Similar statements in recent weeks by President Bush, Secretary of State Condoleezza Rice and others follow a high-level policy assessment in January that U.S. and multilateral pressure on Tehran, to the surprise of many in the administration, might be showing signs of progress.
Officials highlighted growing internal public and political criticism of Iranian President Mahmoud Ahmadinejad, as well as the reemergence, after months of public silence, of Tehran’s chief nuclear negotiator, Ali Larijani. Larijani arrived in Munich yesterday for talks with European Union officials.
As a result, new talking points distributed to senior policymakers in the administration directed them to actively play down any suggestion of war planning.
Well now, I sure feel better don’t you?
I can’t help but wonder, however, why this wasn’t the lede instead of being buried nine paragraphs in:
Some senior administration officials still relish the notion of a direct confrontation. One ambassador in Washington said he was taken aback when John Hannah, Vice President Cheney’s national security adviser, said during a recent meeting that the administration considers 2007 “the year of Iran” and indicated that a U.S. attack was a real possibility. Hannah declined to be interviewed for this article.
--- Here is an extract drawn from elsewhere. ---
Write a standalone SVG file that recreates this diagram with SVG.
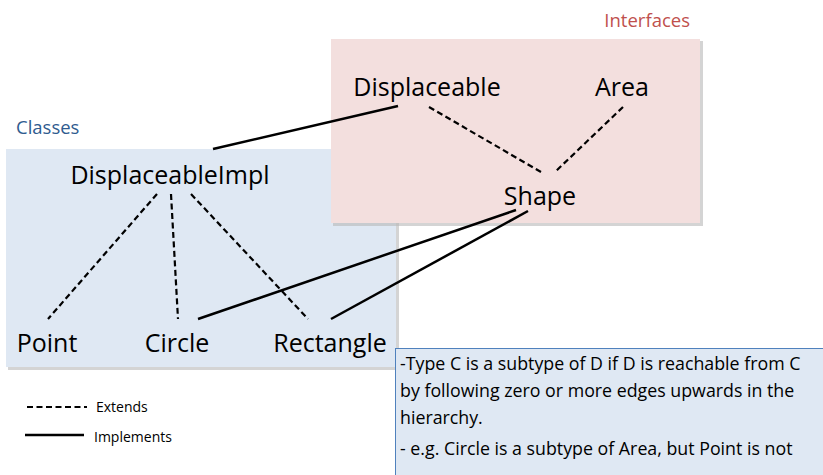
<svg xmlns="http://www.w3.org/2000/svg" width="823" height="475" viewBox="0 0 823 475">
  <style>
    text { font-family: "Open Sans", "Noto Sans", "Liberation Sans", sans-serif; fill: #000; }
    .node { font-size: 25px; }
    .title { font-size: 18.5px; }
    .note { font-size: 17.8px; }
    .legend { font-size: 14px; }
    .impl { stroke: #000; stroke-width: 2.5; fill: none; }
    .ext { stroke: #000; stroke-width: 2.2; fill: none; stroke-dasharray: 6 3.5; }
    .shadow { fill: #b8b8b8; opacity: 0.6; }
  </style>

  <!-- Classes panel -->
  <g id="classes-panel">
    <rect class="shadow" x="8" y="151" width="391" height="219"/>
    <rect x="6" y="149" width="390" height="218" fill="#dfe8f3"/>
    <text class="title" x="16" y="134" style="fill:#2f5b8f">Classes</text>
  </g>

  <!-- Interfaces panel -->
  <g id="interfaces-panel">
    <rect class="shadow" x="333" y="41" width="370" height="185"/>
    <rect x="331" y="39" width="369" height="184" fill="#f3dfde"/>
    <text class="title" x="690" y="27" text-anchor="end" style="fill:#c0504d">Interfaces</text>
  </g>

  <!-- Connectors -->
  <g id="connectors">
    <line class="impl" x1="213" y1="149" x2="398" y2="106"/>
    <line class="ext" x1="429" y1="107" x2="541" y2="172"/>
    <line class="ext" x1="623" y1="107" x2="555" y2="172"/>
    <line class="ext" x1="157" y1="194" x2="48" y2="319"/>
    <line class="ext" x1="171" y1="194" x2="178" y2="319"/>
    <line class="ext" x1="191" y1="194" x2="308" y2="319"/>
    <line class="impl" x1="516" y1="210" x2="198" y2="319"/>
    <line class="impl" x1="528" y1="211" x2="331" y2="319"/>
  </g>

  <!-- Nodes -->
  <g id="node-displaceable"><text class="node" x="427" y="96" text-anchor="middle">Displaceable</text></g>
  <g id="node-area"><text class="node" x="622" y="96" text-anchor="middle">Area</text></g>
  <g id="node-shape"><text class="node" x="540" y="205" text-anchor="middle">Shape</text></g>
  <g id="node-displaceableimpl"><text class="node" x="170" y="184" text-anchor="middle">DisplaceableImpl</text></g>
  <g id="node-point"><text class="node" x="47" y="352" text-anchor="middle">Point</text></g>
  <g id="node-circle"><text class="node" x="177" y="352" text-anchor="middle">Circle</text></g>
  <g id="node-rectangle"><text class="node" x="330" y="352" text-anchor="middle">Rectangle</text></g>

  <!-- Explanation note -->
  <g id="note">
    <rect x="395.5" y="348.5" width="440" height="140" fill="#dfe8f3" stroke="#4f81bd" stroke-width="1"/>
    <text class="note" x="400" y="370">-Type C is a subtype of D if D is reachable from C</text>
    <text class="note" x="400" y="397">by following zero or more edges upwards in the</text>
    <text class="note" x="400" y="424">hierarchy.</text>
    <text class="note" x="400" y="455">- e.g. Circle is a subtype of Area, but Point is not</text>
  </g>

  <!-- Legend -->
  <g id="legend">
    <line class="ext" x1="27" y1="407" x2="87" y2="407"/>
    <text class="legend" x="96" y="412">Extends</text>
    <line class="impl" x1="25" y1="435" x2="84" y2="435"/>
    <text class="legend" x="94" y="442">Implements</text>
  </g>
</svg>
As the Libby trial unfolds we see once again a picture of an extremely powerful Vice President who believes he can do anything.He does not even believe he answers to the president. Considering recent history, it is far more significant that John Hannah is telling people that an attack was a real possibility than it is that Condi’s sadly irrelevant State Department is trying to tamp down the rhetoric in public. Everything we have seen for the last six years shows that in these administration battles Cheney always wins. Watch what they do not what they say. They lie as easily as they breathe.